Baghdad has publicly condemned the company’s actions and on Tuesday the Deputy Prime Minister for Energy Hussain al-Shahristani warned that the Iraqi government “is considering sanctions” against Exxon.
The company is the lead operator in the West Quarna 1 oil field in Southern Iraq, which is poised to produce 0.4 mb/d by the year and is expected to produce 2.25 mb/d by 2015. The Iraqi government has delivered on its blacklist threats in the past.
This summer, Hess was disqualified from participating in licensing rounds for southern fields after it signed exploration agreements with the KRG. The Chinese oil giant Sinopec also found itself at odds with Baghdad following its purchase of Addax Petroleum in 2009.
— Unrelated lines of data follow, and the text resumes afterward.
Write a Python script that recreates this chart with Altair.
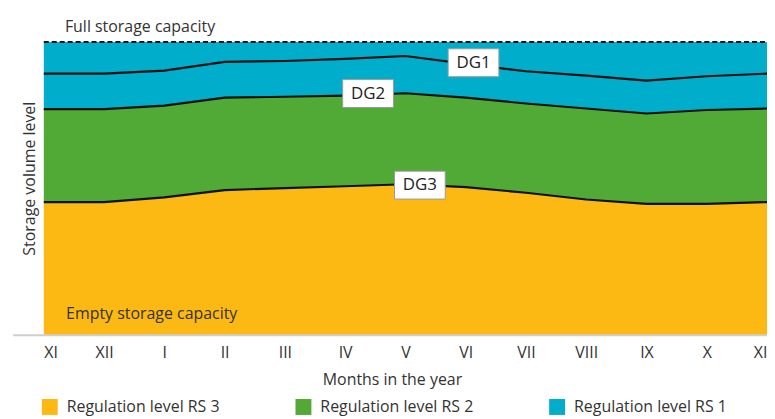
import altair as alt
import pandas as pd

months = ["XI", "XII", "I", "II", "III", "IV", "V", "VI", "VII", "VIII", "IX", "X", "XI"]
month_idx = list(range(13))
dg1 = [89.2, 89.2, 90.2, 93.2, 93.5, 94.2, 95.2, 92.5, 90.0, 88.5, 86.8, 88.3, 89.2]
dg2 = [77.1, 77.1, 78.3, 81.0, 81.3, 81.7, 82.5, 81.0, 79.0, 77.3, 75.6, 76.8, 77.3]
dg3 = [45.4, 45.4, 47.0, 49.5, 50.2, 50.8, 51.5, 50.5, 48.6, 46.3, 44.8, 44.8, 45.4]
full_level = 100
levels = ["Regulation level RS 3", "Regulation level RS 2", "Regulation level RS 1"]
level_colors = ["#FDB913", "#50AA35", "#00AECB"]

label_names = ["DG1", "DG2", "DG3"]
label_x = [7.13, 5.38, 6.24]
label_y = [92.9, 82.4, 51.2]

note_text = ["Full storage capacity", "Empty storage capacity"]
note_x = [0.35, 0.37]
note_y = [105.2, 7.1]

base_x = [-0.51, 12]
base_y = [0, 0]

rows = []
for i, m in enumerate(month_idx):
    rows.append({"m": m, "lo": 0, "hi": dg3[i], "level": levels[0]})
    rows.append({"m": m, "lo": dg3[i], "hi": dg2[i], "level": levels[1]})
    rows.append({"m": m, "lo": dg2[i], "hi": full_level, "level": levels[2]})
area_df = pd.DataFrame(rows)

line_rows = []
for name, vals in [("DG1", dg1), ("DG2", dg2), ("DG3", dg3)]:
    for i, m in enumerate(month_idx):
        line_rows.append({"m": m, "v": vals[i], "g": name})
line_df = pd.DataFrame(line_rows)

full_df = pd.DataFrame({"m": [month_idx[0], month_idx[-1]], "v": [full_level, full_level]})
lab_df = pd.DataFrame({"name": label_names, "x": label_x, "y": label_y})
note_df = pd.DataFrame({"t": note_text, "x": note_x, "y": note_y})
base_df = pd.DataFrame({"m": base_x, "v": base_y})

FONT = "Open Sans"
label_expr = "[" + ",".join(f"'{m}'" for m in months) + "][datum.value]"

xscale = alt.Scale(domain=[0, 12], nice=False, zero=False)
yscale = alt.Scale(domain=[0, 100], nice=False)

x_axis = alt.Axis(values=month_idx, labelExpr=label_expr, grid=False, ticks=False,
                  domain=False, labelFontSize=16, labelColor="#333333",
                  labelFont=FONT, labelPadding=9, title="Months in the year", titleFont=FONT,
                  titleFontSize=16, titleFontWeight="normal", titleColor="#333333",
                  titlePadding=11, titleX=350)
y_axis = alt.Axis(labels=False, ticks=False, domain=False, grid=False,
                  title="Storage volume level", titleFont=FONT, titleFontSize=16,
                  titleFontWeight="normal", titleColor="#333333", titlePadding=6, titleY=137)

areas = alt.Chart(area_df).mark_area(interpolate="linear", opacity=1).encode(
    x=alt.X("m:Q", scale=xscale, axis=x_axis),
    y=alt.Y("lo:Q", scale=yscale, axis=y_axis, stack=None),
    y2="hi:Q",
    color=alt.Color("level:N", scale=alt.Scale(domain=levels, range=level_colors),
                    sort=levels,
                    legend=alt.Legend(title=None, orient="none", legendX=-2, legendY=359,
                                      direction="horizontal", symbolType="square",
                                      symbolSize=256, symbolStrokeWidth=0, symbolOpacity=1,
                                      labelFontSize=16, labelFont=FONT, labelColor="#333333",
                                      labelOffset=9, columnPadding=76, gridAlign="all",
                                      labelLimit=300)),
    order=alt.Order("level:N"),
)

baseline = alt.Chart(base_df).mark_line(color="#cfcfcf", strokeWidth=2, clip=False).encode(
    x=alt.X("m:Q", scale=xscale),
    y=alt.Y("v:Q", scale=yscale),
)

lines = alt.Chart(line_df).mark_line(color="#111111", strokeWidth=2.2).encode(
    x=alt.X("m:Q", scale=xscale),
    y=alt.Y("v:Q", scale=yscale),
    detail="g:N",
)

full_line = alt.Chart(full_df).mark_line(color="#111111", strokeWidth=2, strokeDash=[5, 3]).encode(
    x=alt.X("m:Q", scale=xscale),
    y=alt.Y("v:Q", scale=yscale),
)

box_path = "M-1,-0.55L1,-0.55L1,0.55L-1,0.55Z"
boxes = alt.Chart(lab_df).mark_point(shape=box_path, size=2601, filled=True, fill="white",
                                     stroke="#9a9a9a", strokeWidth=1, opacity=1).encode(
    x=alt.X("x:Q", scale=xscale),
    y=alt.Y("y:Q", scale=yscale),
)
box_text = alt.Chart(lab_df).mark_text(font=FONT, fontSize=17, color="#222222",
                                       align="center", baseline="middle").encode(
    x=alt.X("x:Q", scale=xscale),
    y=alt.Y("y:Q", scale=yscale),
    text="name:N",
)

notes = alt.Chart(note_df).mark_text(font=FONT, fontSize=16, color="#333333", align="left",
                                     baseline="middle", clip=False).encode(
    x=alt.X("x:Q", scale=xscale),
    y=alt.Y("y:Q", scale=yscale),
    text="t:N",
)

chart = alt.layer(areas, baseline, lines, full_line, boxes, box_text, notes).properties(
    width=727, height=295,
    autosize=alt.AutoSizeParams(type="none"),
    padding={"left": 36, "top": 33, "right": 0, "bottom": 80},
).configure_view(stroke=None)

chart.save("out.html", embed_options={"renderer": "svg", "actions": False})
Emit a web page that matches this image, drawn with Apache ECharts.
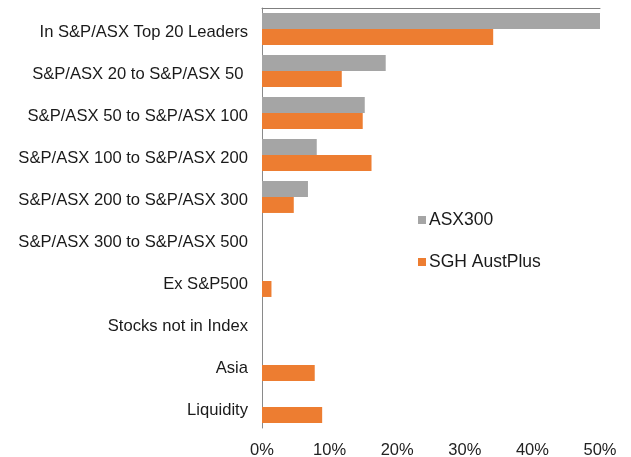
<!DOCTYPE html>
<html><head><meta charset="utf-8">
<script src="https://cdn.jsdelivr.net/npm/echarts@6/dist/echarts.min.js"></script>
<style>html,body{margin:0;padding:0;background:#fff}#c{width:631px;height:457px}</style>
</head><body><div id="c"></div>
<script>
const categories = [
  "In S&P/ASX Top 20 Leaders",
  "S&P/ASX 20 to S&P/ASX 50 ",
  "S&P/ASX 50 to S&P/ASX 100",
  "S&P/ASX 100 to S&P/ASX 200",
  "S&P/ASX 200 to S&P/ASX 300",
  "S&P/ASX 300 to S&P/ASX 500",
  "Ex S&P500",
  "Stocks not in Index",
  "Asia",
  "Liquidity"
];
const asx300 = [50.0, 18.3, 15.2, 8.1, 6.8, 0, 0, 0, 0, 0];
const sghAustPlus = [34.2, 11.8, 14.9, 16.2, 4.7, 0, 1.4, 0, 7.8, 8.9];
const tickValues = [0, 10, 20, 30, 40, 50];

const chart = echarts.init(document.getElementById('c'));
const font = 'Liberation Sans, Arial, sans-serif';
chart.setOption({
  animation: false,
  textStyle: { fontFamily: font },
  grid: { left: 262, top: 8, right: 31, bottom: 29, containLabel: false, outerBoundsMode: 'none' },
  legend: {
    orient: 'vertical', left: 413, top: 206, itemWidth: 8, itemHeight: 8, itemGap: 24,
    icon: 'rect',
    textStyle: { fontSize: 17.5, lineHeight: 18, color: '#1a1a1a', fontFamily: font, padding: [0,0,0,-2] },
    data: ['ASX300', 'SGH AustPlus']
  },
  xAxis: [{
    type: 'value', min: 0, max: 50, interval: 10,
    axisLine: { show: false }, axisTick: { show: false }, splitLine: { show: false },
    axisLabel: { formatter: v => tickValues.includes(v) ? v + '%' : '', fontSize: 16.5, color: '#222', margin: 14 }
  }, {
    type: 'value', min: 0, max: 50, position: 'top',
    axisLine: { show: true, lineStyle: { color: '#7f7f7f', width: 1 } },
    axisTick: { show: false }, axisLabel: { show: false }, splitLine: { show: false }
  }],
  yAxis: {
    type: 'category', inverse: true, data: categories,
    axisLine: { show: true, lineStyle: { color: '#8a8a8a', width: 1 } },
    axisTick: { show: false },
    axisLabel: {
      margin: 14,
      formatter: v => '{a|' + v + '}',
      rich: { a: { fontSize: 16.6, color: '#1a1a1a', fontFamily: font, padding: [6, 0, 0, 0] } }
    }
  },
  series: [{
    name: 'ASX300', type: 'bar', data: asx300, xAxisIndex: 0,
    itemStyle: { color: '#A5A5A5' }, barGap: '0%', barCategoryGap: '24%'
  }, {
    name: 'SGH AustPlus', type: 'bar', data: sghAustPlus, xAxisIndex: 0,
    itemStyle: { color: '#ED7D31' }, barGap: '0%', barCategoryGap: '24%'
  }]
});
</script></body></html>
After Sinopec refused to surrender Addax’s holdings in Kurdistan, Baghdad barred the company from taking part in the second bid round for southern oil blocs and removed it from the ENI led consortium for the Zubair field.
As Barclays has previously noted, in many ways the Kurdistan contract dispute is part of a much broader debate about the nature of the Iraqi state. Kurdistan has been governed as a semiautonomous region since 1991, and its leaders strongly support a loose federal system of government.
The KRG insists that it has the legal authority to negotiate its own oil concessions and is seeking a larger share of the oil revenue that is divvied out by the central government.
The Maliki government, on the other hand, supports a strong central state and maintains that the KRG has no authority to sign extraction agreements. His government also insists that the only agreements that can be signed with the IOCs are technical service agreements, which pay the companies a fixed amount for increasing production but do not confer any ownership rights for the oil.
Many southern politicians are ardent nationalists who are opposed to foreign companies owning Iraq’s energy assets. It is worth noting that the US government has previously tried to discourage American companies from signing extraction agreements with the KRG, fearing that it would inflame relations between Baghdad and Kurdish officials. On Tuesday, the State Department confirmed that it had warned Exxon about the risks of signing contracts without “nationwide approval.”